Dès lors, afin d’aboutir à une jonction parfaite, le réalisateur bâtit un montage narratif volontairement difficile à suivre, où les flashbacks se mêlent au reste de l’intrigue sans jamais prévenir, où les frontières temporelles s’abolissent une par une, un peu à la manière d’un tourbillon qui viendrait absorber toutes les sous-intrigues dans une même bulle instable. On peut y voir une analogie avec la confusion des souvenirs générée par un trip sous acide, ou encore une façon de mettre tous les personnages sur un même pied d’égalité, comme si leurs destins réciproques étaient autant tracés d’avance que reliés les uns aux autres. Cette idée d’un récit construit à partir des souvenirs et des sensations produit ici un effet fabuleux : cela permet autant à Prado d’exacerber la portée des émotions et des sentiments (surtout amoureux), tout en conférant à sa narration une vraie portée sensorielle qui joue sur nos perceptions de l’instant présent. Le parcours commun de Nando et Erika n’en devient alors que plus bouleversant, les deux êtres laissant peu à peu de côté leurs illusions à force de se confronter au passé : en effet, l’un reste hanté par un traumatisme encore intact (la disparition de son père lors d’une plongée en pleine mer), l’autre cherche en vain un sens à sa vie à travers la musique et les sensations du moment. Les activités secrètes de Nando, lequel trafique de la drogue depuis Rio, auront alors vite fait de créer une scission, d’autant que la toute première scène du film (un flashforward où Nando sort de prison et découvre que son petit frère Felipe trafique lui aussi de l’ecstasy) est celle qui enclenche tout le récit. Jusqu’à un final qui laisse entrevoir un espoir mutuel : un amour fou peut-être toujours intact pour Nando et Erika, une vie peut-être pas encore gâchée pour Felipe.

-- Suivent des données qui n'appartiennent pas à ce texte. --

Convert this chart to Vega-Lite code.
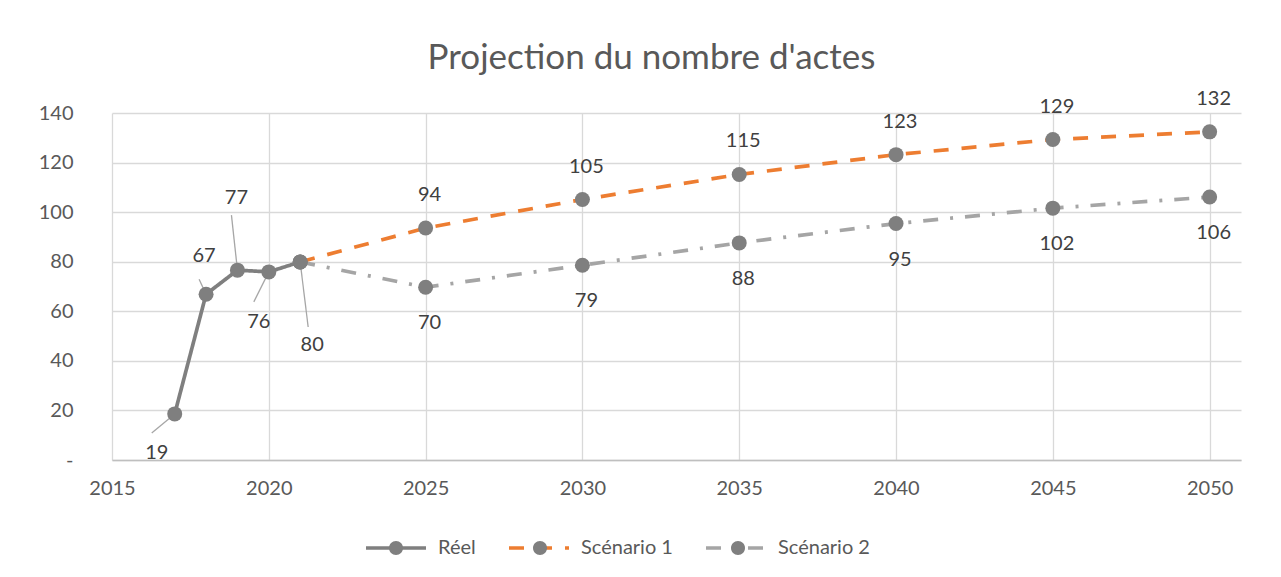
{
  "$schema": "https://vega.github.io/schema/vega-lite/v6.json",
  "width": 1129,
  "height": 347,
  "autosize": {"type": "none"},
  "padding": {"left": 112, "top": 113, "right": 40, "bottom": 117},
  "background": "white",
  "config": {
    "font": "Lato",
    "view": {"stroke": null},
    "axis": {"labelFont": "Lato", "labelFontSize": 20, "labelColor": "#595959", "gridColor": "#d9d9d9", "gridWidth": 1.3, "ticks": false, "title": null},
    "legend": {"labelFont": "Lato", "labelFontSize": 20, "labelLimit": 300}
  },
  "title": {
    "text": "Projection du nombre d'actes",
    "font": "Lato",
    "fontSize": 35,
    "fontWeight": "normal",
    "color": "#595959",
    "anchor": "middle",
    "frame": "group",
    "dx": -25,
    "offset": 13
  },
  "data": {
    "values": [
      {"series": "Réel", "year": 2017, "value": 18.6},
      {"series": "Réel", "year": 2018, "value": 66.9},
      {"series": "Réel", "year": 2019, "value": 76.6},
      {"series": "Réel", "year": 2020, "value": 75.9},
      {"series": "Réel", "year": 2021, "value": 79.9},
      {"series": "Scénario 1", "year": 2021, "value": 79.9},
      {"series": "Scénario 1", "year": 2025, "value": 93.6},
      {"series": "Scénario 1", "year": 2030, "value": 105.1},
      {"series": "Scénario 1", "year": 2035, "value": 115.2},
      {"series": "Scénario 1", "year": 2040, "value": 123.2},
      {"series": "Scénario 1", "year": 2045, "value": 129.3},
      {"series": "Scénario 1", "year": 2050, "value": 132.4},
      {"series": "Scénario 2", "year": 2021, "value": 79.9},
      {"series": "Scénario 2", "year": 2025, "value": 69.7},
      {"series": "Scénario 2", "year": 2030, "value": 78.6},
      {"series": "Scénario 2", "year": 2035, "value": 87.6},
      {"series": "Scénario 2", "year": 2040, "value": 95.4},
      {"series": "Scénario 2", "year": 2045, "value": 101.6},
      {"series": "Scénario 2", "year": 2050, "value": 106.1}
    ]
  },
  "encoding": {
    "x": {
      "field": "year", "type": "quantitative",
      "scale": {"domain": [2015, 2051], "nice": false, "zero": false},
      "axis": {"values": [2015, 2020, 2025, 2030, 2035, 2040, 2045, 2050], "format": "d", "domainColor": "#bfbfbf", "domainWidth": 1.5, "labelPadding": 18, "labelFlush": false}
    },
    "y": {
      "field": "value", "type": "quantitative",
      "scale": {"domain": [0, 140], "nice": false},
      "axis": {"values": [0, 20, 40, 60, 80, 100, 120, 140], "domain": false, "labelPadding": 39, "labelExpr": "datum.value === 0 ? '-' : datum.label"}
    }
  },
  "layer": [
    {
      "mark": {"type": "line", "strokeWidth": 3.7, "strokeCap": "butt"},
      "encoding": {
        "color": {
          "field": "series", "type": "nominal",
          "scale": {"domain": ["Réel", "Scénario 1", "Scénario 2"], "range": ["#7f7f7f", "#ed7d31", "#a5a5a5"]},
          "legend": {"orient": "none", "legendX": 252, "legendY": 403, "direction": "horizontal", "columns": 3, "title": null, "symbolType": "stroke", "symbolSize": 3600, "symbolStrokeWidth": 3.5, "labelColor": "#595959", "labelOffset": 10, "columnPadding": 26, "padding": 0}
        },
        "strokeDash": {
          "field": "series", "type": "nominal",
          "scale": {"domain": ["Réel", "Scénario 1", "Scénario 2"], "range": [[1, 0], [15, 13], [15, 12, 3, 12]]},
          "legend": {"orient": "none", "legendX": 252, "legendY": 403, "direction": "horizontal", "columns": 3, "title": null, "symbolType": "stroke", "symbolSize": 3600, "symbolStrokeWidth": 3.5, "labelColor": "#595959", "labelOffset": 10, "columnPadding": 26, "padding": 0}
        }
      }
    },
    {
      "transform": [{"filter": "datum.series === 'Réel' && datum.year === 2017"}],
      "mark": {"type": "rule", "color": "#a6a6a6", "strokeWidth": 1.3, "x2Offset": -23, "y2Offset": 19},
      "encoding": {"x2": {"field": "year"}, "y2": {"field": "value"}}
    },
    {
      "transform": [{"filter": "datum.series === 'Réel' && datum.year === 2018"}],
      "mark": {"type": "rule", "color": "#a6a6a6", "strokeWidth": 1.3, "x2Offset": -7, "y2Offset": -15},
      "encoding": {"x2": {"field": "year"}, "y2": {"field": "value"}}
    },
    {
      "transform": [{"filter": "datum.series === 'Réel' && datum.year === 2019"}],
      "mark": {"type": "rule", "color": "#a6a6a6", "strokeWidth": 1.3, "x2Offset": -6, "y2Offset": -55},
      "encoding": {"x2": {"field": "year"}, "y2": {"field": "value"}}
    },
    {
      "transform": [{"filter": "datum.series === 'Réel' && datum.year === 2020"}],
      "mark": {"type": "rule", "color": "#a6a6a6", "strokeWidth": 1.3, "x2Offset": -15, "y2Offset": 30},
      "encoding": {"x2": {"field": "year"}, "y2": {"field": "value"}}
    },
    {
      "transform": [{"filter": "datum.series === 'Réel' && datum.year === 2021"}],
      "mark": {"type": "rule", "color": "#a6a6a6", "strokeWidth": 1.3, "x2Offset": 8, "y2Offset": 65},
      "encoding": {"x2": {"field": "year"}, "y2": {"field": "value"}}
    },
    {
      "mark": {"type": "point", "filled": true, "size": 225, "color": "#7f7f7f"},
      "encoding": {
        "opacity": {
          "field": "series", "type": "nominal",
          "scale": {"range": [1, 1, 1]},
          "legend": {
            "orient": "none", "legendX": 252, "legendY": 403, "direction": "horizontal", "columns": 3, "title": null,
            "symbolType": "M 0.2333 0 A 0.2333 0.2333 0 1 1 -0.2333 0 A 0.2333 0.2333 0 1 1 0.2333 0 Z",
            "symbolSize": 3600, "labelColor": "rgba(255,255,255,0)", "labelOffset": 10, "columnPadding": 32, "padding": 0,
            "symbolFillColor": "#7f7f7f", "symbolStrokeColor": "#7f7f7f", "symbolStrokeWidth": 3.5
          }
        }
      }
    },
    {
      "transform": [{"filter": "datum.series === 'Scénario 1' && datum.year > 2021"}],
      "mark": {"type": "text", "font": "Lato", "fontSize": 20, "color": "#404040", "align": "center", "baseline": "middle", "dx": 4, "dy": -33},
      "encoding": {"text": {"field": "value", "type": "quantitative", "format": ".0f"}}
    },
    {
      "transform": [{"filter": "datum.series === 'Scénario 2' && datum.year > 2021"}],
      "mark": {"type": "text", "font": "Lato", "fontSize": 20, "color": "#404040", "align": "center", "baseline": "middle", "dx": 4, "dy": 36},
      "encoding": {"text": {"field": "value", "type": "quantitative", "format": ".0f"}}
    },
    {
      "transform": [{"filter": "datum.series === 'Réel' && datum.year === 2017"}],
      "mark": {"type": "text", "font": "Lato", "fontSize": 20, "color": "#404040", "align": "center", "baseline": "middle", "dx": -18, "dy": 39},
      "encoding": {"text": {"field": "value", "type": "quantitative", "format": ".0f"}}
    },
    {
      "transform": [{"filter": "datum.series === 'Réel' && datum.year === 2018"}],
      "mark": {"type": "text", "font": "Lato", "fontSize": 20, "color": "#404040", "align": "center", "baseline": "middle", "dx": -2, "dy": -38},
      "encoding": {"text": {"field": "value", "type": "quantitative", "format": ".0f"}}
    },
    {
      "transform": [{"filter": "datum.series === 'Réel' && datum.year === 2019"}],
      "mark": {"type": "text", "font": "Lato", "fontSize": 20, "color": "#404040", "align": "center", "baseline": "middle", "dx": -1, "dy": -72},
      "encoding": {"text": {"field": "value", "type": "quantitative", "format": ".0f"}}
    },
    {
      "transform": [{"filter": "datum.series === 'Réel' && datum.year === 2020"}],
      "mark": {"type": "text", "font": "Lato", "fontSize": 20, "color": "#404040", "align": "center", "baseline": "middle", "dx": -10, "dy": 50},
      "encoding": {"text": {"field": "value", "type": "quantitative", "format": ".0f"}}
    },
    {
      "transform": [{"filter": "datum.series === 'Réel' && datum.year === 2021"}],
      "mark": {"type": "text", "font": "Lato", "fontSize": 20, "color": "#404040", "align": "center", "baseline": "middle", "dx": 12, "dy": 83},
      "encoding": {"text": {"field": "value", "type": "quantitative", "format": ".0f"}}
    }
  ]
}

Du coup, même lors d’une dernière demi-heure sans ambiguïté, la dénonciation voulue par le cinéaste ne développe aucun didactisme. Bien au contraire, elle reste diffuse, portée par la mise en scène. On précisera que cette dernière ne craint jamais de se connecter aux pulsations des personnages : à titre d’exemple, la rave party sur les plages de Recife alterne des plans d’ensemble fixes avec d’autres scènes beaucoup plus dynamiques, où la caméra vibre au son de la techno et où le ralenti s’invite au détour de plans où les personnages plongent dans un état second. Par ailleurs, la peinture réaliste de la rave party s’étoffe même d’une dimension hippie, déjà bien soulignée par le titre du film, et finalement assez proche de ce que Barbet Schroeder avait développé dans son premier film More. Sauf que voilà, les moeurs ont désormais évolué, le rock planant de Pink Floyd a laissé la place aux nappes techno-enveloppantes d’Orbital, et les scènes de danse s’accompagnent d’une sorte de transe organique, ici soulignée lors d’une scène magnifique où les trois protagonistes s’étreignent dans l’obscurité, pris dans un trip sous acide et couverts de peinture fluorescente. Pour le reste, qu’il s’agisse de l’énergie électrique qui se dégage des raves urbaines ou des activités hippies sur les plages (baignade, bronzage, activités artistiques, tatouages, fumette, danse), rien ne semble kitsch, grotesque ou archaïque. On aurait pourtant pu craindre le pire lorsque Marcos Prado ose illustrer un trip sous peyotl entre deux filles dénudées en plein désert : dans ces moments-là, le spectre du Zabriskie Point d’Antonioni n’est jamais très loin, mais au vu des chorégraphies de transe captées à partir d’une photo flamboyante, d’une bande-son new wave et de cadrages obliques, tout concourt à une délicieuse séance d’hypnose. Dans ce tableau tour à tour idyllique et dérangeant d’une génération en quête du frisson ultime, les cinq sens du spectateur sont constamment sollicités. Du coup, à force d’être baladé d’une émotion à l’autre devant des images si marquantes, on peut réellement parler de coup de cœur.